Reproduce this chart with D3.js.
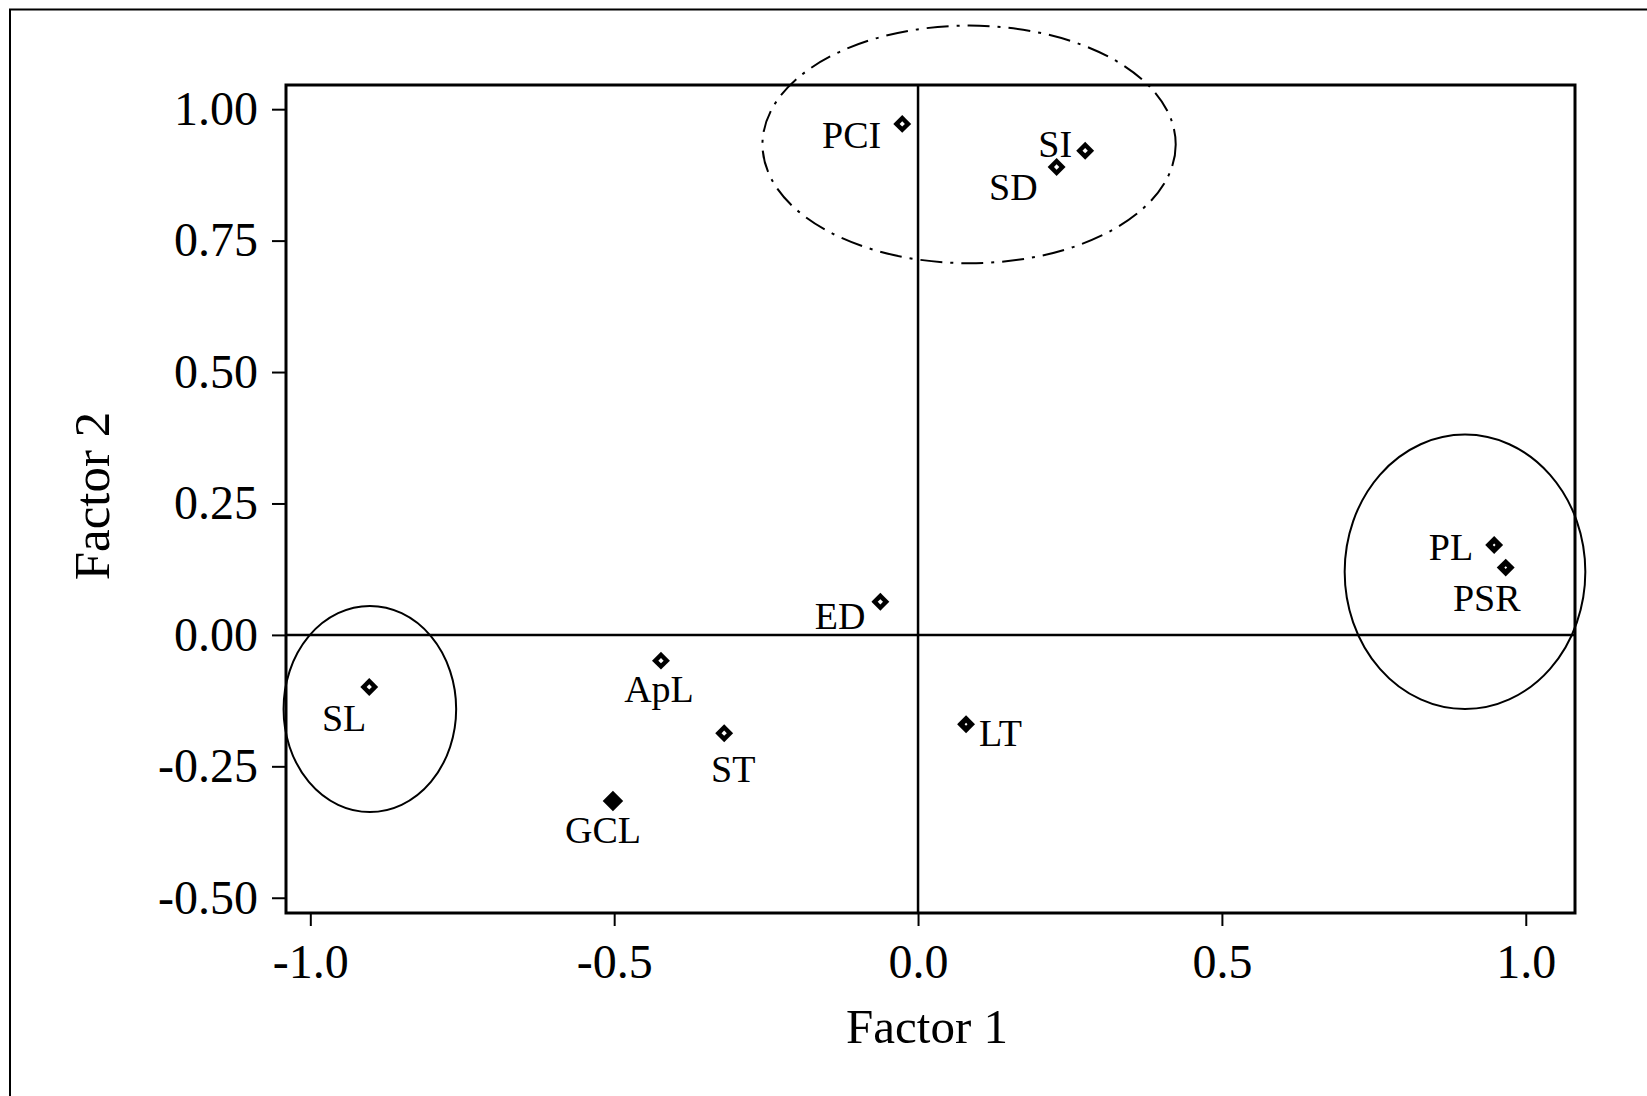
<!DOCTYPE html>
<html>
<head>
<meta charset="utf-8">
<script src="https://cdn.jsdelivr.net/npm/d3@7"></script>
<style>
  html, body { margin: 0; padding: 0; background: #fff; }
  svg { display: block; }
  text { font-family: "Liberation Serif", "Times New Roman", serif; fill: #000; }
</style>
</head>
<body>
<script>
// variables in the factor analysis
const names = ['PCI', 'SI', 'SD', 'ED', 'SL', 'ApL', 'ST', 'GCL', 'LT', 'PL', 'PSR'];
const factor1 = [-0.026, 0.275, 0.228, -0.062, -0.903, -0.423, -0.319, -0.502, 0.079, 0.948, 0.967];
const factor2 = [0.972, 0.921, 0.890, 0.063, -0.099, -0.049, -0.187, -0.316, -0.170, 0.171, 0.128];
// marker kind: hollow / near-solid / solid
const kinds = ['open', 'open', 'open', 'open', 'open', 'open', 'open', 'solid', 'dot', 'dot', 'dot'];

const xTicks = [-1.0, -0.5, 0.0, 0.5, 1.0];
const yTicks = [-0.50, -0.25, 0.00, 0.25, 0.50, 0.75, 1.00];

// grouping ellipses (centre and radii in factor units)
const groupCx = [-0.902, 0.900, 0.084];
const groupCy = [-0.141, 0.120, 0.933];
const groupRx = [0.142, 0.198, 0.340];
const groupRy = [0.196, 0.261, 0.226];
const groupDash = [null, null, '22,8,3,8'];

// label placement relative to each marker (px)
const labelPos = {
  PCI: ['end', -21, 24],
  SI: ['end', -13, 6],
  SD: ['end', -19, 33],
  ED: ['end', -15, 27],
  SL: ['end', -3, 44],
  ApL: ['middle', -2, 41],
  ST: ['middle', 9, 49],
  GCL: ['middle', -10, 42],
  LT: ['start', 13, 22],
  PL: ['end', -21, 15],
  PSR: ['middle', -19, 43]
};

const width = 1647, height = 1096;
const margin = { top: 85, right: 72, bottom: 183, left: 286 };

const svg = d3.select('body').append('svg')
  .attr('width', width)
  .attr('height', height);

// scanned page border (only top and left show)
svg.append('path')
  .attr('d', `M10,${height} V9.5 H${width}`)
  .attr('fill', 'none')
  .attr('stroke', '#000')
  .attr('stroke-width', 2);

const x = d3.scaleLinear()
  .domain([-1.04, 1.081])
  .range([margin.left, width - margin.right]);

const y = d3.scaleLinear()
  .domain([-0.529, 1.046])
  .range([height - margin.bottom, margin.top]);

const fmt = (digits) => (d) => d.toFixed(digits);

const gx = svg.append('g')
  .attr('transform', `translate(0,${height - margin.bottom})`)
  .call(d3.axisBottom(x).tickValues(xTicks).tickFormat(fmt(1)).tickSize(13).tickPadding(18));

const gy = svg.append('g')
  .attr('transform', `translate(${margin.left},0)`)
  .call(d3.axisLeft(y).tickValues(yTicks).tickFormat(fmt(2)).tickSize(14).tickPadding(14));

[gx, gy].forEach((g) => {
  g.select('.domain').remove();
  g.selectAll('.tick line').attr('stroke', '#000').attr('stroke-width', 2);
  g.selectAll('.tick text')
    .attr('font-size', 48)
    .attr('font-family', '"Liberation Serif", "Times New Roman", serif')
    .attr('fill', '#000');
});

// zero reference lines
svg.append('line')
  .attr('x1', x.range()[0]).attr('x2', x.range()[1])
  .attr('y1', y(0)).attr('y2', y(0))
  .attr('stroke', '#000').attr('stroke-width', 2.5);

svg.append('line')
  .attr('x1', x(0)).attr('x2', x(0))
  .attr('y1', y.range()[0]).attr('y2', y.range()[1])
  .attr('stroke', '#000').attr('stroke-width', 2.5);

// plot frame
svg.append('rect')
  .attr('x', x.range()[0])
  .attr('y', y.range()[1])
  .attr('width', x.range()[1] - x.range()[0])
  .attr('height', y.range()[0] - y.range()[1])
  .attr('fill', 'none')
  .attr('stroke', '#000')
  .attr('stroke-width', 3);

// group ellipses
svg.append('g').selectAll('ellipse')
  .data(groupCx)
  .join('ellipse')
  .attr('cx', (d) => x(d))
  .attr('cy', (d, i) => y(groupCy[i]))
  .attr('rx', (d, i) => x(groupRx[i]) - x(0))
  .attr('ry', (d, i) => y(0) - y(groupRy[i]))
  .attr('fill', 'none')
  .attr('stroke', '#000')
  .attr('stroke-width', 2)
  .attr('stroke-dasharray', (d, i) => groupDash[i]);

const points = names.map((name, i) => ({
  name, fx: factor1[i], fy: factor2[i], kind: kinds[i]
}));

const outer = d3.symbol().type(d3.symbolSquare);

const pg = svg.append('g').selectAll('g')
  .data(points)
  .join('g')
  .attr('transform', (d) => `translate(${x(d.fx)},${y(d.fy)})`);

pg.append('path')
  .attr('d', (d) => outer.size(d.kind === 'solid' ? 210 : 160)())
  .attr('transform', 'rotate(45)')
  .attr('fill', '#000');

pg.filter((d) => d.kind !== 'solid')
  .append('path')
  .attr('d', (d) => outer.size(d.kind === 'open' ? 14 : 4)())
  .attr('transform', 'rotate(45)')
  .attr('fill', '#fff');

pg.append('text')
  .attr('font-size', 38)
  .attr('text-anchor', (d) => labelPos[d.name][0])
  .attr('x', (d) => labelPos[d.name][1])
  .attr('y', (d) => labelPos[d.name][2])
  .text((d) => d.name);

// axis titles
svg.append('text')
  .attr('x', 927)
  .attr('y', 1043)
  .attr('text-anchor', 'middle')
  .attr('font-size', 49)
  .text('Factor 1');

svg.append('text')
  .attr('transform', 'translate(109,496) rotate(-90)')
  .attr('text-anchor', 'middle')
  .attr('font-size', 51)
  .text('Factor 2');
</script>
</body>
</html>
——
• Given task
With the pictures left out, transcribe the material exactly.

• Solved exercise
Reproduce this chart with D3.js.
<!DOCTYPE html>
<html>
<head>
<meta charset="utf-8">
<script src="https://cdn.jsdelivr.net/npm/d3@7"></script>
<style>
  html, body { margin: 0; padding: 0; background: #fff; }
  svg { display: block; }
  text { font-family: "Liberation Serif", "Times New Roman", serif; fill: #000; }
</style>
</head>
<body>
<script>
// variables in the factor analysis
const names = ['PCI', 'SI', 'SD', 'ED', 'SL', 'ApL', 'ST', 'GCL', 'LT', 'PL', 'PSR'];
const factor1 = [-0.026, 0.275, 0.228, -0.062, -0.903, -0.423, -0.319, -0.502, 0.079, 0.948, 0.967];
const factor2 = [0.972, 0.921, 0.890, 0.063, -0.099, -0.049, -0.187, -0.316, -0.170, 0.171, 0.128];
// marker kind: hollow / near-solid / solid
const kinds = ['open', 'open', 'open', 'open', 'open', 'open', 'open', 'solid', 'dot', 'dot', 'dot'];

const xTicks = [-1.0, -0.5, 0.0, 0.5, 1.0];
const yTicks = [-0.50, -0.25, 0.00, 0.25, 0.50, 0.75, 1.00];

// grouping ellipses (centre and radii in factor units)
const groupCx = [-0.902, 0.900, 0.084];
const groupCy = [-0.141, 0.120, 0.933];
const groupRx = [0.142, 0.198, 0.340];
const groupRy = [0.196, 0.261, 0.226];
const groupDash = [null, null, '22,8,3,8'];

// label placement relative to each marker (px)
const labelPos = {
  PCI: ['end', -21, 24],
  SI: ['end', -13, 6],
  SD: ['end', -19, 33],
  ED: ['end', -15, 27],
  SL: ['end', -3, 44],
  ApL: ['middle', -2, 41],
  ST: ['middle', 9, 49],
  GCL: ['middle', -10, 42],
  LT: ['start', 13, 22],
  PL: ['end', -21, 15],
  PSR: ['middle', -19, 43]
};

const width = 1647, height = 1096;
const margin = { top: 85, right: 72, bottom: 183, left: 286 };

const svg = d3.select('body').append('svg')
  .attr('width', width)
  .attr('height', height);

// scanned page border (only top and left show)
svg.append('path')
  .attr('d', `M10,${height} V9.5 H${width}`)
  .attr('fill', 'none')
  .attr('stroke', '#000')
  .attr('stroke-width', 2);

const x = d3.scaleLinear()
  .domain([-1.04, 1.081])
  .range([margin.left, width - margin.right]);

const y = d3.scaleLinear()
  .domain([-0.529, 1.046])
  .range([height - margin.bottom, margin.top]);

const fmt = (digits) => (d) => d.toFixed(digits);

const gx = svg.append('g')
  .attr('transform', `translate(0,${height - margin.bottom})`)
  .call(d3.axisBottom(x).tickValues(xTicks).tickFormat(fmt(1)).tickSize(13).tickPadding(18));

const gy = svg.append('g')
  .attr('transform', `translate(${margin.left},0)`)
  .call(d3.axisLeft(y).tickValues(yTicks).tickFormat(fmt(2)).tickSize(14).tickPadding(14));

[gx, gy].forEach((g) => {
  g.select('.domain').remove();
  g.selectAll('.tick line').attr('stroke', '#000').attr('stroke-width', 2);
  g.selectAll('.tick text')
    .attr('font-size', 48)
    .attr('font-family', '"Liberation Serif", "Times New Roman", serif')
    .attr('fill', '#000');
});

// zero reference lines
svg.append('line')
  .attr('x1', x.range()[0]).attr('x2', x.range()[1])
  .attr('y1', y(0)).attr('y2', y(0))
  .attr('stroke', '#000').attr('stroke-width', 2.5);

svg.append('line')
  .attr('x1', x(0)).attr('x2', x(0))
  .attr('y1', y.range()[0]).attr('y2', y.range()[1])
  .attr('stroke', '#000').attr('stroke-width', 2.5);

// plot frame
svg.append('rect')
  .attr('x', x.range()[0])
  .attr('y', y.range()[1])
  .attr('width', x.range()[1] - x.range()[0])
  .attr('height', y.range()[0] - y.range()[1])
  .attr('fill', 'none')
  .attr('stroke', '#000')
  .attr('stroke-width', 3);

// group ellipses
svg.append('g').selectAll('ellipse')
  .data(groupCx)
  .join('ellipse')
  .attr('cx', (d) => x(d))
  .attr('cy', (d, i) => y(groupCy[i]))
  .attr('rx', (d, i) => x(groupRx[i]) - x(0))
  .attr('ry', (d, i) => y(0) - y(groupRy[i]))
  .attr('fill', 'none')
  .attr('stroke', '#000')
  .attr('stroke-width', 2)
  .attr('stroke-dasharray', (d, i) => groupDash[i]);

const points = names.map((name, i) => ({
  name, fx: factor1[i], fy: factor2[i], kind: kinds[i]
}));

const outer = d3.symbol().type(d3.symbolSquare);

const pg = svg.append('g').selectAll('g')
  .data(points)
  .join('g')
  .attr('transform', (d) => `translate(${x(d.fx)},${y(d.fy)})`);

pg.append('path')
  .attr('d', (d) => outer.size(d.kind === 'solid' ? 210 : 160)())
  .attr('transform', 'rotate(45)')
  .attr('fill', '#000');

pg.filter((d) => d.kind !== 'solid')
  .append('path')
  .attr('d', (d) => outer.size(d.kind === 'open' ? 14 : 4)())
  .attr('transform', 'rotate(45)')
  .attr('fill', '#fff');

pg.append('text')
  .attr('font-size', 38)
  .attr('text-anchor', (d) => labelPos[d.name][0])
  .attr('x', (d) => labelPos[d.name][1])
  .attr('y', (d) => labelPos[d.name][2])
  .text((d) => d.name);

// axis titles
svg.append('text')
  .attr('x', 927)
  .attr('y', 1043)
  .attr('text-anchor', 'middle')
  .attr('font-size', 49)
  .text('Factor 1');

svg.append('text')
  .attr('transform', 'translate(109,496) rotate(-90)')
  .attr('text-anchor', 'middle')
  .attr('font-size', 51)
  .text('Factor 2');
</script>
</body>
</html>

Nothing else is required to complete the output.